--- begin ENTRIES PROVIDED ---

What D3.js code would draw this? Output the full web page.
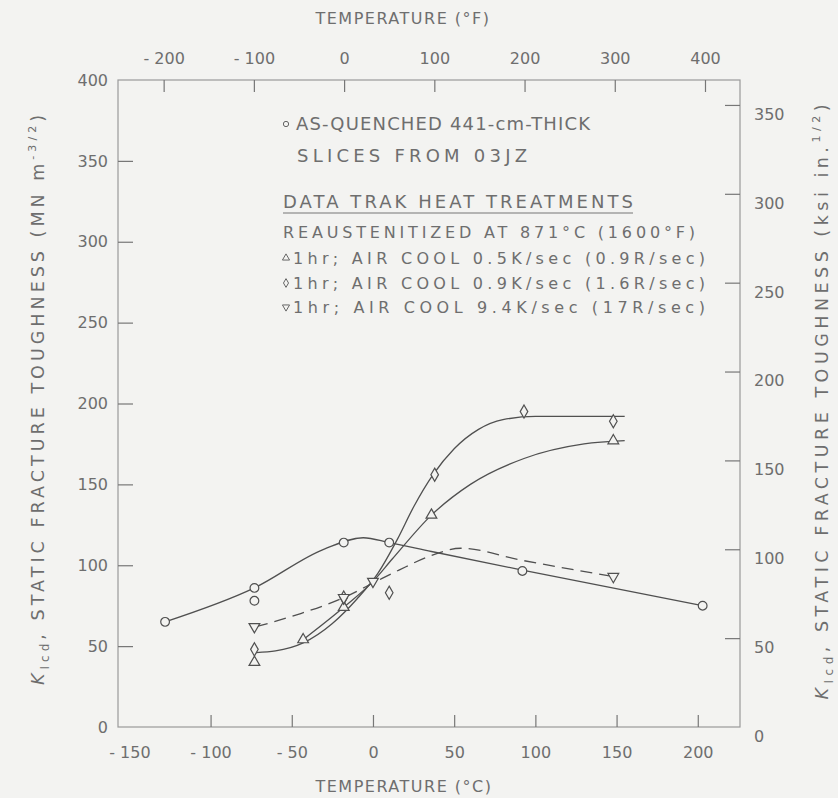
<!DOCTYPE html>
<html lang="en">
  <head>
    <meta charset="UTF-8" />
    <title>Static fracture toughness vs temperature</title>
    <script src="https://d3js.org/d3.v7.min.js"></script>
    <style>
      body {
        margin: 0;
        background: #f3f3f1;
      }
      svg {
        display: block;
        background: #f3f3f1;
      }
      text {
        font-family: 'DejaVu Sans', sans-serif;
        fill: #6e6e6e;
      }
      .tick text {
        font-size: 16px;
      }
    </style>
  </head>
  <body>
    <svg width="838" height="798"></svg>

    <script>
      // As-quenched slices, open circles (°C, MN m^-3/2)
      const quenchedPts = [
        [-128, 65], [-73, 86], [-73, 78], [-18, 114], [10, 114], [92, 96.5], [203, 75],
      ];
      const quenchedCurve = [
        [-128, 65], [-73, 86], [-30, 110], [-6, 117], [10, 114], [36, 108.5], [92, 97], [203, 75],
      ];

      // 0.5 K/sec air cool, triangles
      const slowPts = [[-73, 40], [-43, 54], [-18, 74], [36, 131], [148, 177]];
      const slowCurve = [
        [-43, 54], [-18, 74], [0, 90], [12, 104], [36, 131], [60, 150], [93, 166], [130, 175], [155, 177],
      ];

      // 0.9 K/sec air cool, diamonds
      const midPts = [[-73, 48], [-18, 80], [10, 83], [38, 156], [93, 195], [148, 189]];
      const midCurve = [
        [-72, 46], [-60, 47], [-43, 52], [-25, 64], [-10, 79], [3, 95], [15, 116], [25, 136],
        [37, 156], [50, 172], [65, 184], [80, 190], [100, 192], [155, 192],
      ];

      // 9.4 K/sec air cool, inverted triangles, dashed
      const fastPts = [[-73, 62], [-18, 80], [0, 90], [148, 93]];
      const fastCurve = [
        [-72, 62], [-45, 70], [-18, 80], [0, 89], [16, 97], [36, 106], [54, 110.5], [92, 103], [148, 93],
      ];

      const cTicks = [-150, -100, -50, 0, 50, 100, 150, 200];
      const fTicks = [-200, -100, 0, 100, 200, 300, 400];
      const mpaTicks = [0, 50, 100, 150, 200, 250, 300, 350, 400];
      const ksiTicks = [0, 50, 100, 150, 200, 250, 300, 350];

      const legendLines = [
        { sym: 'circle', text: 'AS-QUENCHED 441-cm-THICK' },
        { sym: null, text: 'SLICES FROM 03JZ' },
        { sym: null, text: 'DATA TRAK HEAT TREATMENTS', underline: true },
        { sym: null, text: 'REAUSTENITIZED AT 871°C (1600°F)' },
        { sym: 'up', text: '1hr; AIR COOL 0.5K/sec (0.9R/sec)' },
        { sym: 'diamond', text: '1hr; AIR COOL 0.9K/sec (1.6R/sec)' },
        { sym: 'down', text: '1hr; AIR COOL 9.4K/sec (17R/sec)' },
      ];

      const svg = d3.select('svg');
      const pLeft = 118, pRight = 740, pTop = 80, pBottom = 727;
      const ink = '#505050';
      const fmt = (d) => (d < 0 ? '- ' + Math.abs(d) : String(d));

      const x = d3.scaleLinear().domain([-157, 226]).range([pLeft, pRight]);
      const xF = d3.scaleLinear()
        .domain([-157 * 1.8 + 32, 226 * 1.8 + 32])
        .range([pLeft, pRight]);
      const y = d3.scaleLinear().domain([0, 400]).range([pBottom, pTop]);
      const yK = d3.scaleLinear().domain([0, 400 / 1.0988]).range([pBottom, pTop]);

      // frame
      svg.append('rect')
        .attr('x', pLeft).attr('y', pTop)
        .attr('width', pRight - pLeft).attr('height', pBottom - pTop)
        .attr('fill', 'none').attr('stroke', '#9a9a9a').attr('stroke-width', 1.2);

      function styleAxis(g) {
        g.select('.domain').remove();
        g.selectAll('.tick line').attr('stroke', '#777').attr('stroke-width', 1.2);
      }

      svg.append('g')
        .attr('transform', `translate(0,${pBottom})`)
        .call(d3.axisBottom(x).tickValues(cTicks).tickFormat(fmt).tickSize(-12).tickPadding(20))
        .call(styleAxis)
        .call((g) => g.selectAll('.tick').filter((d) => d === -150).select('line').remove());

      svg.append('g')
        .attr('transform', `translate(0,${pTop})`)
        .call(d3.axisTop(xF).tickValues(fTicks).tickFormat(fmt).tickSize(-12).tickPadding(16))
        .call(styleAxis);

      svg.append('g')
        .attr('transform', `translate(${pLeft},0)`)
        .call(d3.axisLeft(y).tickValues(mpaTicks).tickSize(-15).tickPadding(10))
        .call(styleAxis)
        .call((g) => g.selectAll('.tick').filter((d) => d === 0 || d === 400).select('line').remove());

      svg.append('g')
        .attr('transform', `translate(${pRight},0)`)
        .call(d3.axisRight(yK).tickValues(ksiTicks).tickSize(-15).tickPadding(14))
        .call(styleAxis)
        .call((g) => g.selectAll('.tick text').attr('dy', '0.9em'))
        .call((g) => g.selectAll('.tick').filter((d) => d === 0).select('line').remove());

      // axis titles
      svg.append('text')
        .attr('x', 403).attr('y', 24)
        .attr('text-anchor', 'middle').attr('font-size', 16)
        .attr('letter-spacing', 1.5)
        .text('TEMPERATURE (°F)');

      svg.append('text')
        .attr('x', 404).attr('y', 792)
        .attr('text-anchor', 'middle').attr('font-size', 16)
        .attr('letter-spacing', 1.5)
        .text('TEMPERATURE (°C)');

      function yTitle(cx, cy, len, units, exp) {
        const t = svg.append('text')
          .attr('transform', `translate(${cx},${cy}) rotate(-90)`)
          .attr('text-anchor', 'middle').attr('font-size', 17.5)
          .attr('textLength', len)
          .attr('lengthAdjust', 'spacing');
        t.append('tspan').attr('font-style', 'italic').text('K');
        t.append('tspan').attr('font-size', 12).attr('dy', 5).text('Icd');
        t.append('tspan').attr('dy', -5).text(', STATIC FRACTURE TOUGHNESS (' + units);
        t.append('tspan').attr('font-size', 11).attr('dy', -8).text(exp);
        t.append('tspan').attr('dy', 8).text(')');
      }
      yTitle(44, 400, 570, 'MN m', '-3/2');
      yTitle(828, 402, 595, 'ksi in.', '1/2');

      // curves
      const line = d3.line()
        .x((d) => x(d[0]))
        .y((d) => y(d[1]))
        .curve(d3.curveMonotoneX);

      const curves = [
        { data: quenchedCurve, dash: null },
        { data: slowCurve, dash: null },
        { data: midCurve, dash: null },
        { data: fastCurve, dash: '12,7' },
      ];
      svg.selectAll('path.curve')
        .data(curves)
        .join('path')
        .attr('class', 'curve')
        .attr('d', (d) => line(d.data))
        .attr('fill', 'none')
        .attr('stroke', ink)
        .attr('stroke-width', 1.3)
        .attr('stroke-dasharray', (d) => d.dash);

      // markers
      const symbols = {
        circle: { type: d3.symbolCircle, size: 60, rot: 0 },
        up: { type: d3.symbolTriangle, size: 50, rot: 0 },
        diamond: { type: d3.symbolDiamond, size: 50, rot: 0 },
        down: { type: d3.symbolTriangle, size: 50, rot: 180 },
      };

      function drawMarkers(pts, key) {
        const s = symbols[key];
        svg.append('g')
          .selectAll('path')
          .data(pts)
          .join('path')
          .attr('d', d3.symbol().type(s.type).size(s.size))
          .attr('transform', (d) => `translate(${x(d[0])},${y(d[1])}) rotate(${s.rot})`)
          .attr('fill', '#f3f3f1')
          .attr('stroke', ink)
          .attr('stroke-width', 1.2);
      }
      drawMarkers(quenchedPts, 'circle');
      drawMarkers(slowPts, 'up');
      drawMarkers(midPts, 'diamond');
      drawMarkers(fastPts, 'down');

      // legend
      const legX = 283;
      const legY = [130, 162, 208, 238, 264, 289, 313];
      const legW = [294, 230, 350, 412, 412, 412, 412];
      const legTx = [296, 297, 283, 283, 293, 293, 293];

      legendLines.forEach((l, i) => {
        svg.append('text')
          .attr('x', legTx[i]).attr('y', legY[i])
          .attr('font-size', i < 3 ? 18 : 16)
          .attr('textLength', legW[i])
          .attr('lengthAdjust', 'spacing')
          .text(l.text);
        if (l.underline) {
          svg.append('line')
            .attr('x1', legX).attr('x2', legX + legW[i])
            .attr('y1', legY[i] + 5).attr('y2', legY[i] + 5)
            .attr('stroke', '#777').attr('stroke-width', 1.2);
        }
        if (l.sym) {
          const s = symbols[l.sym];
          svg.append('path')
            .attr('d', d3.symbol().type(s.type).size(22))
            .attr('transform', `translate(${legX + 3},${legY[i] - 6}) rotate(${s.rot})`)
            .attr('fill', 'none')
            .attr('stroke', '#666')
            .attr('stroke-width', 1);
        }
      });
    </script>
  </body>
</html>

--- end ENTRIES PROVIDED ---
--- begin ENTRIES PROVIDED ---

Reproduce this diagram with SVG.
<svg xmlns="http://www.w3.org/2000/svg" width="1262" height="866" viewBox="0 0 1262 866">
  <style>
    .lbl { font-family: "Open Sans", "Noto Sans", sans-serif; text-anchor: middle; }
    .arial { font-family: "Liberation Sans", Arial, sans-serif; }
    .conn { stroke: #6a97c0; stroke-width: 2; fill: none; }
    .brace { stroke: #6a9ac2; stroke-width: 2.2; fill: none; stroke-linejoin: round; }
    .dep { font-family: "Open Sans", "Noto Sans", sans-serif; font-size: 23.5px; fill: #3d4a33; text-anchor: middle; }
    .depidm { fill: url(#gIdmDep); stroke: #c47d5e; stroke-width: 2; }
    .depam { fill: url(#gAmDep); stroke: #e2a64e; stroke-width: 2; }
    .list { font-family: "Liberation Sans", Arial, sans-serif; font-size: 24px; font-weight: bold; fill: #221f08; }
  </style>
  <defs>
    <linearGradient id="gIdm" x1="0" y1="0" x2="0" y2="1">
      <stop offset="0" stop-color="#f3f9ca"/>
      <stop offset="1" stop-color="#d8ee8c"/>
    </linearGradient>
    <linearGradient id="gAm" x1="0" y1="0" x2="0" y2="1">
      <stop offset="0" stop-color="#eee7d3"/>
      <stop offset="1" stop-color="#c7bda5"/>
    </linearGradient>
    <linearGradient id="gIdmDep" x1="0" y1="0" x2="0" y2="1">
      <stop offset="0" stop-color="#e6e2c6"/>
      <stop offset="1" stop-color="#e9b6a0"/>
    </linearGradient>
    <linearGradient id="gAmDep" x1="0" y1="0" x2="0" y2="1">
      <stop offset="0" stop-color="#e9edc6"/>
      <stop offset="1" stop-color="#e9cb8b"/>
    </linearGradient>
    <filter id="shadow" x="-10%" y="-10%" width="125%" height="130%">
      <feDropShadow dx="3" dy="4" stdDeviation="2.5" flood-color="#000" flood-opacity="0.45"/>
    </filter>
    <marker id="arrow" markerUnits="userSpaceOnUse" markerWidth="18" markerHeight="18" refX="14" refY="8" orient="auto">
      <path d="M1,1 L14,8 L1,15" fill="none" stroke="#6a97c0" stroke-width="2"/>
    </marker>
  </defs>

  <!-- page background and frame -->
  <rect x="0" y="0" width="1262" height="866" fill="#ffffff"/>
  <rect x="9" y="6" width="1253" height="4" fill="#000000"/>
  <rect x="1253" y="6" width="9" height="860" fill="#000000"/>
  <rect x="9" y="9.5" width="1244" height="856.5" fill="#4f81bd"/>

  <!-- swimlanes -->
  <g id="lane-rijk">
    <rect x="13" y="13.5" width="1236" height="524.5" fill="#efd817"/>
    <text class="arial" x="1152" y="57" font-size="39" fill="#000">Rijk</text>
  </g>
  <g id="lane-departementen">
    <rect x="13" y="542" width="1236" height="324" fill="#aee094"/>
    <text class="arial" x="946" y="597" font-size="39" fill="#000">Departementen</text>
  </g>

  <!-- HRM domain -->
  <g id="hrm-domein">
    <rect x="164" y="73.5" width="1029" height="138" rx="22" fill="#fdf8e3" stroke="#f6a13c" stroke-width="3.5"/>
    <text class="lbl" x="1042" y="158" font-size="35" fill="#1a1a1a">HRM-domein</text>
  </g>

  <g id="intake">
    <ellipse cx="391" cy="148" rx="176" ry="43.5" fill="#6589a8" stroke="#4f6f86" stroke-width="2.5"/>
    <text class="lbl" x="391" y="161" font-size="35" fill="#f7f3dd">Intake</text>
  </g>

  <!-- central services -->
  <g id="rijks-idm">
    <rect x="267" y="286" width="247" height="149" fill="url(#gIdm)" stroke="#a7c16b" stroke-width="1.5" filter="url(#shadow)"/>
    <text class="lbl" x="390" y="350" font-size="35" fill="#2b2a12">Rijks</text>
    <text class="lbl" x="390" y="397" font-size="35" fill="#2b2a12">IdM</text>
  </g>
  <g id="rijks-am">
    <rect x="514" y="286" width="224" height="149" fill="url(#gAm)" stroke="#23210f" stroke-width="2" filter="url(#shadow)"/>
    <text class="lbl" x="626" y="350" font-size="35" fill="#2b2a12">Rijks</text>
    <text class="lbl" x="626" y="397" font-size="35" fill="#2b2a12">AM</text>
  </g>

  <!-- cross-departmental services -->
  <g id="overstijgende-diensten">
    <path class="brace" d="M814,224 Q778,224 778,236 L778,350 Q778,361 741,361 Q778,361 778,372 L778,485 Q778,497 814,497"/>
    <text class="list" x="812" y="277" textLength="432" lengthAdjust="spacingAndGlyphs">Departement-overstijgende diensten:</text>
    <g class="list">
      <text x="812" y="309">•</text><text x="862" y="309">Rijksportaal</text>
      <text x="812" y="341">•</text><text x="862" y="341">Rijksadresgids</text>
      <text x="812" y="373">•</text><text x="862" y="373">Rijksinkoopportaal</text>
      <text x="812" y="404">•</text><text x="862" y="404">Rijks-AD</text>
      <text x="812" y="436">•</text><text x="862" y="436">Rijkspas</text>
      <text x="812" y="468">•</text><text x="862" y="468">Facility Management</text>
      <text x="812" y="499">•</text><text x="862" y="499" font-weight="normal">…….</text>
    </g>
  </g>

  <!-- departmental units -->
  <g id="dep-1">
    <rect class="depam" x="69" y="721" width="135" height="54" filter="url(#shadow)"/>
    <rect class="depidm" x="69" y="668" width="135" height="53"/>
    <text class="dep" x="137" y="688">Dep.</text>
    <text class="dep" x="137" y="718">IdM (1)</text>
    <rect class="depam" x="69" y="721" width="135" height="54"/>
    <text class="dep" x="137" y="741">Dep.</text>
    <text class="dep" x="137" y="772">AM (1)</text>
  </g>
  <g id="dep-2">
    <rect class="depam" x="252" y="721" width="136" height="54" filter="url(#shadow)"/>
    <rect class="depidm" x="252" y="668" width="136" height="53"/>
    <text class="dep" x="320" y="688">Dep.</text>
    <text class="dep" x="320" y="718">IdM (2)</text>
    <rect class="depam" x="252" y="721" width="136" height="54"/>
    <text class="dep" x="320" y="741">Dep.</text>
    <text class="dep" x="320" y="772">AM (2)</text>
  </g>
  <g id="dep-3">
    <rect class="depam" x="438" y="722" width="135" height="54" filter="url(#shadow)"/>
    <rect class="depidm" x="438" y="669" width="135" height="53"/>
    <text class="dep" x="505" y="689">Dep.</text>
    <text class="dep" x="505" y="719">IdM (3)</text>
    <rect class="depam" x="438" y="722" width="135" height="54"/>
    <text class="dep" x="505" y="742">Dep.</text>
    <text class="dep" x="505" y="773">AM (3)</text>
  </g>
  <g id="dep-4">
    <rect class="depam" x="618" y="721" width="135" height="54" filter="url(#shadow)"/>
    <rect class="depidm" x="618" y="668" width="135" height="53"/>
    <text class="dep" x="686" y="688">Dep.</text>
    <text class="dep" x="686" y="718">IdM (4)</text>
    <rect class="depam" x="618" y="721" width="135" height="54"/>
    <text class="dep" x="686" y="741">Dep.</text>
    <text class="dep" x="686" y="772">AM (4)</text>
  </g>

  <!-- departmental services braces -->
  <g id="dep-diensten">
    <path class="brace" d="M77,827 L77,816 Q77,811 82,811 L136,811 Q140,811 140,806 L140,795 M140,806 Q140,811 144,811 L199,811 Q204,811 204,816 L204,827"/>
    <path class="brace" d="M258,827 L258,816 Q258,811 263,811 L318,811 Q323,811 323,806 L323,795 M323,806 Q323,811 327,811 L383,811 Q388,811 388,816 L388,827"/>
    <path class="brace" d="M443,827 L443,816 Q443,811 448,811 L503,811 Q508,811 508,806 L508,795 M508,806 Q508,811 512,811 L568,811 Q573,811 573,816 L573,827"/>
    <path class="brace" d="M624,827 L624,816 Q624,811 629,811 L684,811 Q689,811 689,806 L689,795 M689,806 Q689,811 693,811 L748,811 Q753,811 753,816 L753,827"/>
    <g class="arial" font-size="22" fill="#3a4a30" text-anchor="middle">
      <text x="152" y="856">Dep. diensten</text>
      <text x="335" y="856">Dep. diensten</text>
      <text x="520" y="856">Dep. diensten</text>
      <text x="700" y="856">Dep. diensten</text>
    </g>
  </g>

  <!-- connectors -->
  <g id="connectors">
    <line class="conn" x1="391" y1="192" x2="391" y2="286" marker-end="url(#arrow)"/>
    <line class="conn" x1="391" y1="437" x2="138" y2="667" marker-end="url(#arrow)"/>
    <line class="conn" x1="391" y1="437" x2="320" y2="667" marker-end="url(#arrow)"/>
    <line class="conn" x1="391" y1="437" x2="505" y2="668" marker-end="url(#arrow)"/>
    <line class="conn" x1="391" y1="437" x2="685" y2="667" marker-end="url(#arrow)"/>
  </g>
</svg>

--- end ENTRIES PROVIDED ---

Pictures stay out: repeat exactly only the lines from the one with "What D3.js code" through the one with "const ksiTicks = [0, 50, 100, 150, 200, 250, 300, 350];".

### THE SOLUTION
What D3.js code would draw this? Output the full web page.
<!DOCTYPE html>
<html lang="en">
  <head>
    <meta charset="UTF-8" />
    <title>Static fracture toughness vs temperature</title>
    <script src="https://d3js.org/d3.v7.min.js"></script>
    <style>
      body {
        margin: 0;
        background: #f3f3f1;
      }
      svg {
        display: block;
        background: #f3f3f1;
      }
      text {
        font-family: 'DejaVu Sans', sans-serif;
        fill: #6e6e6e;
      }
      .tick text {
        font-size: 16px;
      }
    </style>
  </head>
  <body>
    <svg width="838" height="798"></svg>

    <script>
      // As-quenched slices, open circles (°C, MN m^-3/2)
      const quenchedPts = [
        [-128, 65], [-73, 86], [-73, 78], [-18, 114], [10, 114], [92, 96.5], [203, 75],
      ];
      const quenchedCurve = [
        [-128, 65], [-73, 86], [-30, 110], [-6, 117], [10, 114], [36, 108.5], [92, 97], [203, 75],
      ];

      // 0.5 K/sec air cool, triangles
      const slowPts = [[-73, 40], [-43, 54], [-18, 74], [36, 131], [148, 177]];
      const slowCurve = [
        [-43, 54], [-18, 74], [0, 90], [12, 104], [36, 131], [60, 150], [93, 166], [130, 175], [155, 177],
      ];

      // 0.9 K/sec air cool, diamonds
      const midPts = [[-73, 48], [-18, 80], [10, 83], [38, 156], [93, 195], [148, 189]];
      const midCurve = [
        [-72, 46], [-60, 47], [-43, 52], [-25, 64], [-10, 79], [3, 95], [15, 116], [25, 136],
        [37, 156], [50, 172], [65, 184], [80, 190], [100, 192], [155, 192],
      ];

      // 9.4 K/sec air cool, inverted triangles, dashed
      const fastPts = [[-73, 62], [-18, 80], [0, 90], [148, 93]];
      const fastCurve = [
        [-72, 62], [-45, 70], [-18, 80], [0, 89], [16, 97], [36, 106], [54, 110.5], [92, 103], [148, 93],
      ];

      const cTicks = [-150, -100, -50, 0, 50, 100, 150, 200];
      const fTicks = [-200, -100, 0, 100, 200, 300, 400];
      const mpaTicks = [0, 50, 100, 150, 200, 250, 300, 350, 400];
      const ksiTicks = [0, 50, 100, 150, 200, 250, 300, 350];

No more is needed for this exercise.